**What to produce**.
Repeat the material below exactly, with no pictures.

**Given information**.

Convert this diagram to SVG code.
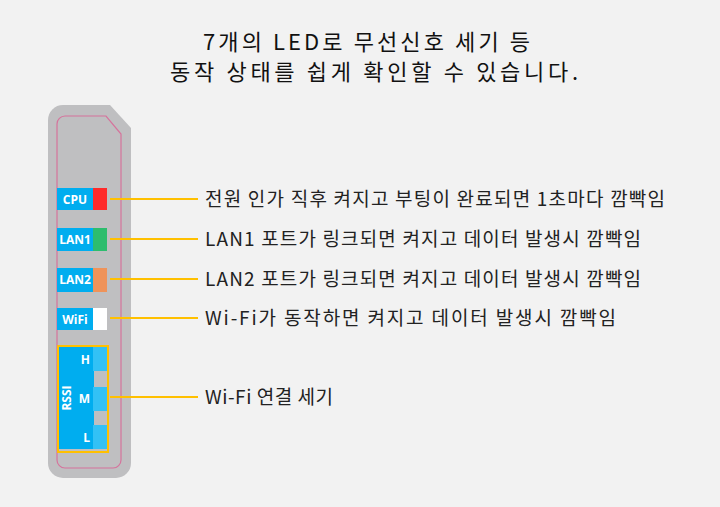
<svg xmlns="http://www.w3.org/2000/svg" width="720" height="507" viewBox="0 0 720 507">
<style>
.t{font-family:"Noto Sans CJK KR","Noto Sans",sans-serif;font-size:19px;fill:#222}
.h{font-family:"Noto Sans CJK KR","Noto Sans",sans-serif;font-size:22px;fill:#111}
.l{font-family:"Open Sans","Noto Sans",sans-serif;font-size:12px;font-weight:bold;fill:#fff}
.c{stroke:#ffc000;stroke-width:2;fill:none}
.b{fill:#00adef}
</style>
<rect width="720" height="507" fill="#f2f2f2"/>
<text class="h" x="203" y="50" textLength="327" lengthAdjust="spacing">7개의 LED로 무선신호 세기 등</text>
<text class="h" x="170" y="80" textLength="408" lengthAdjust="spacing">동작 상태를 쉽게 확인할 수 있습니다.</text>
<g id="device">
<path d="M63,105 H110 L131,128 V463 A15,15 0 0 1 116,478 H63 A15,15 0 0 1 48,463 V120 A15,15 0 0 1 63,105 Z" fill="#bfbfc1"/>
<path d="M65,116 H106 L121,134 V460 A8,8 0 0 1 113,468 H65 A8,8 0 0 1 57,460 V124 A8,8 0 0 1 65,116 Z" fill="none" stroke="#d6739c" stroke-width="1.2"/>
</g>
<g id="cpu"><rect class="b" x="57" y="188" width="36" height="22"/><rect x="93" y="188" width="14" height="22" fill="#ff2a2a"/><text class="l" x="75" y="204" text-anchor="middle">CPU</text></g>
<g id="lan1"><rect class="b" x="57" y="228" width="36" height="23"/><rect x="93" y="228" width="14" height="23" fill="#2dbd6e"/><text class="l" x="75" y="244" text-anchor="middle">LAN1</text></g>
<g id="lan2"><rect class="b" x="57" y="268" width="36" height="24"/><rect x="93" y="268" width="14" height="24" fill="#ef935a"/><text class="l" x="75" y="284" text-anchor="middle">LAN2</text></g>
<g id="wifi"><rect class="b" x="57" y="308" width="36" height="22"/><rect x="93" y="308" width="14" height="22" fill="#fff"/><text class="l" x="75" y="324" text-anchor="middle">WiFi</text></g>
<g id="rssi">
<rect x="58" y="346" width="50" height="106" fill="#bfbfc1" stroke="#ffc000" stroke-width="2"/>
<rect class="b" x="59" y="347" width="35" height="102"/>
<rect x="93" y="347" width="14" height="24" fill="#33c1f5"/>
<rect x="93" y="387" width="14" height="24" fill="#33c1f5"/>
<rect x="93" y="425" width="14" height="24" fill="#33c1f5"/>
<text class="l" x="90" y="364" text-anchor="end">H</text>
<text class="l" x="90" y="403" text-anchor="end">M</text>
<text class="l" x="90" y="442" text-anchor="end">L</text>
<text class="l" transform="translate(71,398) rotate(-90)" text-anchor="middle" font-size="11">RSSI</text>
</g>
<g id="connectors">
<path class="c" d="M110,199H198M110,239H198M110,279H198M110,318H198M110,397H198"/>
</g>
<g id="labels">
<text class="t" x="205" y="206" textLength="460" lengthAdjust="spacing">전원 인가 직후 켜지고 부팅이 완료되면 1초마다 깜빡임</text>
<text class="t" x="205" y="246" textLength="436" lengthAdjust="spacing">LAN1 포트가 링크되면 켜지고 데이터 발생시 깜빡임</text>
<text class="t" x="205" y="286" textLength="436" lengthAdjust="spacing">LAN2 포트가 링크되면 켜지고 데이터 발생시 깜빡임</text>
<text class="t" x="205" y="325" textLength="411" lengthAdjust="spacing">Wi-Fi가 동작하면 켜지고 데이터 발생시 깜빡임</text>
<text class="t" x="205" y="404" textLength="128" lengthAdjust="spacing">Wi-Fi 연결 세기</text>
</g>
</svg>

**Task output**.
Convert this diagram to SVG code.
<svg xmlns="http://www.w3.org/2000/svg" width="720" height="507" viewBox="0 0 720 507">
<style>
.t{font-family:"Noto Sans CJK KR","Noto Sans",sans-serif;font-size:19px;fill:#222}
.h{font-family:"Noto Sans CJK KR","Noto Sans",sans-serif;font-size:22px;fill:#111}
.l{font-family:"Open Sans","Noto Sans",sans-serif;font-size:12px;font-weight:bold;fill:#fff}
.c{stroke:#ffc000;stroke-width:2;fill:none}
.b{fill:#00adef}
</style>
<rect width="720" height="507" fill="#f2f2f2"/>
<text class="h" x="203" y="50" textLength="327" lengthAdjust="spacing">7개의 LED로 무선신호 세기 등</text>
<text class="h" x="170" y="80" textLength="408" lengthAdjust="spacing">동작 상태를 쉽게 확인할 수 있습니다.</text>
<g id="device">
<path d="M63,105 H110 L131,128 V463 A15,15 0 0 1 116,478 H63 A15,15 0 0 1 48,463 V120 A15,15 0 0 1 63,105 Z" fill="#bfbfc1"/>
<path d="M65,116 H106 L121,134 V460 A8,8 0 0 1 113,468 H65 A8,8 0 0 1 57,460 V124 A8,8 0 0 1 65,116 Z" fill="none" stroke="#d6739c" stroke-width="1.2"/>
</g>
<g id="cpu"><rect class="b" x="57" y="188" width="36" height="22"/><rect x="93" y="188" width="14" height="22" fill="#ff2a2a"/><text class="l" x="75" y="204" text-anchor="middle">CPU</text></g>
<g id="lan1"><rect class="b" x="57" y="228" width="36" height="23"/><rect x="93" y="228" width="14" height="23" fill="#2dbd6e"/><text class="l" x="75" y="244" text-anchor="middle">LAN1</text></g>
<g id="lan2"><rect class="b" x="57" y="268" width="36" height="24"/><rect x="93" y="268" width="14" height="24" fill="#ef935a"/><text class="l" x="75" y="284" text-anchor="middle">LAN2</text></g>
<g id="wifi"><rect class="b" x="57" y="308" width="36" height="22"/><rect x="93" y="308" width="14" height="22" fill="#fff"/><text class="l" x="75" y="324" text-anchor="middle">WiFi</text></g>
<g id="rssi">
<rect x="58" y="346" width="50" height="106" fill="#bfbfc1" stroke="#ffc000" stroke-width="2"/>
<rect class="b" x="59" y="347" width="35" height="102"/>
<rect x="93" y="347" width="14" height="24" fill="#33c1f5"/>
<rect x="93" y="387" width="14" height="24" fill="#33c1f5"/>
<rect x="93" y="425" width="14" height="24" fill="#33c1f5"/>
<text class="l" x="90" y="364" text-anchor="end">H</text>
<text class="l" x="90" y="403" text-anchor="end">M</text>
<text class="l" x="90" y="442" text-anchor="end">L</text>
<text class="l" transform="translate(71,398) rotate(-90)" text-anchor="middle" font-size="11">RSSI</text>
</g>
<g id="connectors">
<path class="c" d="M110,199H198M110,239H198M110,279H198M110,318H198M110,397H198"/>
</g>
<g id="labels">
<text class="t" x="205" y="206" textLength="460" lengthAdjust="spacing">전원 인가 직후 켜지고 부팅이 완료되면 1초마다 깜빡임</text>
<text class="t" x="205" y="246" textLength="436" lengthAdjust="spacing">LAN1 포트가 링크되면 켜지고 데이터 발생시 깜빡임</text>
<text class="t" x="205" y="286" textLength="436" lengthAdjust="spacing">LAN2 포트가 링크되면 켜지고 데이터 발생시 깜빡임</text>
<text class="t" x="205" y="325" textLength="411" lengthAdjust="spacing">Wi-Fi가 동작하면 켜지고 데이터 발생시 깜빡임</text>
<text class="t" x="205" y="404" textLength="128" lengthAdjust="spacing">Wi-Fi 연결 세기</text>
</g>
</svg>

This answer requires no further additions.